In a sign of burgeoning diplomatic ties, Hungarian Prime Minister Viktor Orbán will arrive in Israel on Wednesday for an official visit as a guest of Prime Minister Benjamin Netanyahu. Orbán is expected to visit the Western Wall in Jerusalem and meet with the country’s chief rabbis.

Orbán, whose country is a member of the European Union, is spearheading a contrarian line within the organization, which is one reason for the warming relations between Israel and Hungary, and the respective leaders.

Israel Hayom has learned that unlike other E.U. leaders who have visited Israel, Orbán will not visit the Palestinian Authority. As a small diplomatic token, however, he will send his deputy, Zsolt Semjén, to the Church of the Nativity in Bethlehem in Judea and Samaria.

This will not be Hungary’s first gesture toward Israel under Orbán. In late 2017, E.U. foreign policy chief Federica Mogherini pushed for an E.U. resolution to condemn the American decision to relocate the U.S. embassy from Tel Aviv to Jerusalem. Mogherini attempted to pass the resolution through the Foreign Affairs Council of the European Union, but Orbán instructed Hungary’s representative to oppose it, essentially torpedoing the initiative.

Orbán, who recently won his country’s general elections with a landslide, has been attacked by liberal circles in Western Europe and the United States. Among other allegations, he is accused of being anti-Semitic. Amnesty International on Monday even called for Orbán to be barred from visiting Israel’s Yad Vashem Holocaust Museum in Jerusalem.

However, Rabbi Shlomo Kovesh, who manages Budapest’s Chabad House and maintains a close relationship with Orbán, said the Hungarian leader has a favorable view of Jews.

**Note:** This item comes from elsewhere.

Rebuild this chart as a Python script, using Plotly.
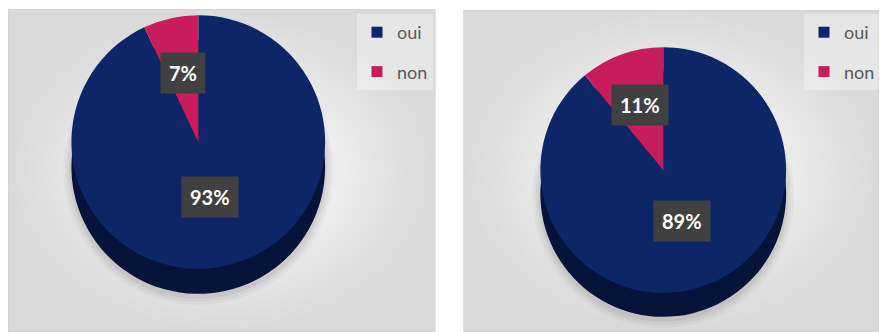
import math
import plotly.graph_objects as go

# Survey answers, one pie per question
categories = ["oui", "non"]
values_left = [93, 7]
values_right = [89, 11]

W, H = 880, 332
FACE_COLORS = ["#0c2668", "#c71d5c"]
SIDE_COLORS = ["#06143a", "#5e0c2a"]
LABEL_FONT = "Lato"


def px_x(x):
    return min(max(x / W, 0.0), 1.0)


def px_y(y):
    return min(max(1 - y / H, 0.0), 1.0)


def domain(cx, cy, d):
    return dict(x=[px_x(cx - d / 2), px_x(cx + d / 2)],
                y=[px_y(cy + d / 2), px_y(cy - d / 2)])


fig = go.Figure()

# panels: rectangle with a radial grey gradient, each on its own hidden axes
panels = [
    dict(x0=8, x1=436, y0=9, y1=H, ax="x", ay="y"),
    dict(x0=464, x1=W, y0=10, y1=H, ax="x2", ay="y2"),
]
for i, p in enumerate(panels):
    fig.add_trace(go.Scatter(
        x=[0, 1, 1, 0, 0], y=[0, 0, 1, 1, 0], mode="lines",
        line=dict(color="#cfcfcf", width=1), fill="toself",
        fillgradient=dict(type="radial",
                          colorscale=[[0, "#f7f7f7"], [0.55, "#ececec"], [1, "#d9d9d9"]]),
        hoverinfo="skip", showlegend=False,
        xaxis=p["ax"], yaxis=p["ay"]))
    sfx = "" if i == 0 else "2"
    fig.update_layout(**{
        f"xaxis{sfx}": dict(domain=[px_x(p["x0"]), px_x(p["x1"])], range=[0, 1],
                           visible=False, fixedrange=True),
        f"yaxis{sfx}": dict(domain=[px_y(p["y1"]), px_y(p["y0"])], range=[0, 1],
                           visible=False, fixedrange=True),
    })

pies = [
    dict(values=values_left, cx=198.5, cy=142, d=254, depth=25, legend="legend"),
    dict(values=values_right, cx=664, cy=170, d=246, depth=24, legend="legend2"),
]

annotations = []
for pie in pies:
    vals = pie["values"]
    cx, cy, d, depth = pie["cx"], pie["cy"], pie["d"], pie["depth"]
    common = dict(labels=categories, values=vals, sort=False, direction="clockwise",
                  rotation=0, textinfo="none", hoverinfo="skip", showlegend=False)
    # soft drop shadow under the disc
    for grow, alpha in [(16, 0.04), (10, 0.06), (4, 0.08)]:
        fig.add_trace(go.Pie(**common,
                             marker=dict(colors=[f"rgba(60,60,60,{alpha})"] * len(vals),
                                         line=dict(width=0)),
                             domain=domain(cx, cy + depth + 3, d + grow)))
    # side wall of the 3D disc
    fig.add_trace(go.Pie(**common, marker=dict(colors=SIDE_COLORS, line=dict(width=0)),
                         domain=domain(cx, cy + depth, d)))
    # top face
    fig.add_trace(go.Pie(**{**common, "hoverinfo": "label+percent"},
                         marker=dict(colors=FACE_COLORS, line=dict(width=0)),
                         domain=domain(cx, cy, d)))

    # percentage labels in dark boxes, placed along each slice's mid-angle
    total = sum(vals)
    start = 0.0
    for v in vals:
        share = v / total
        mid = (start + share / 2) * 2 * math.pi
        start += share
        rf = 0.44 if share > 0.5 else 0.56
        lx = cx + math.sin(mid) * rf * d / 2
        ly = cy - math.cos(mid) * rf * d / 2
        annotations.append(dict(
            x=px_x(lx), y=px_y(ly), xref="paper", yref="paper", showarrow=False,
            text=f"<b>{round(share * 100)}%</b>",
            font=dict(family=LABEL_FONT, size=20, color="white"),
            bgcolor="#404040", borderpad=8, xanchor="center", yanchor="middle"))

# legend entries (square swatches)
for pie in pies:
    for cat, col in zip(categories, FACE_COLORS):
        fig.add_trace(go.Scatter(
            x=[None], y=[None], mode="markers", name=cat, legendgroup=pie["legend"] + cat,
            marker=dict(symbol="square", size=11, color=col), legend=pie["legend"],
            xaxis="x", yaxis="y"))

legend_style = dict(font=dict(family=LABEL_FONT, size=18, color="#595959"),
                    bgcolor="rgba(255,255,255,0.35)", tracegroupgap=13,
                    xanchor="left", yanchor="top", itemwidth=30)
fig.update_layout(
    width=W, height=H, margin=dict(l=0, r=0, t=0, b=0),
    paper_bgcolor="white", plot_bgcolor="rgba(0,0,0,0)",
    legend=dict(x=px_x(357), y=px_y(14), **legend_style),
    legend2=dict(x=px_x(805), y=px_y(14), **legend_style),
    annotations=annotations,
)

fig.write_html("out.html")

“In Hungary, there isn’t any actual physical anti-Semitism. You can be a religious Jew without concern and without having to hide your kipah,” said the rabbi. “On one hand, there is immense support here from the government for any Jewish issue, which amounts to tens of millions of euros per year. On the other, any display of anti-Semitism is immediately investigated by the police and the perpetrators are tried in court,” he added.

According to Kovesh, Netanyahu’s trip to Hungary in July 2017 had an exceedingly positive influence on Orbán and the countries’ relations.

“After that visit, Orbán spoke glowingly about Israel on several occasions, and even said, ‘Israel is a positive example for Hungary,’ ” said Kovesh. “The fact that he chose [to name] the Jewish country of all places testifies to his attitude toward the Jews.”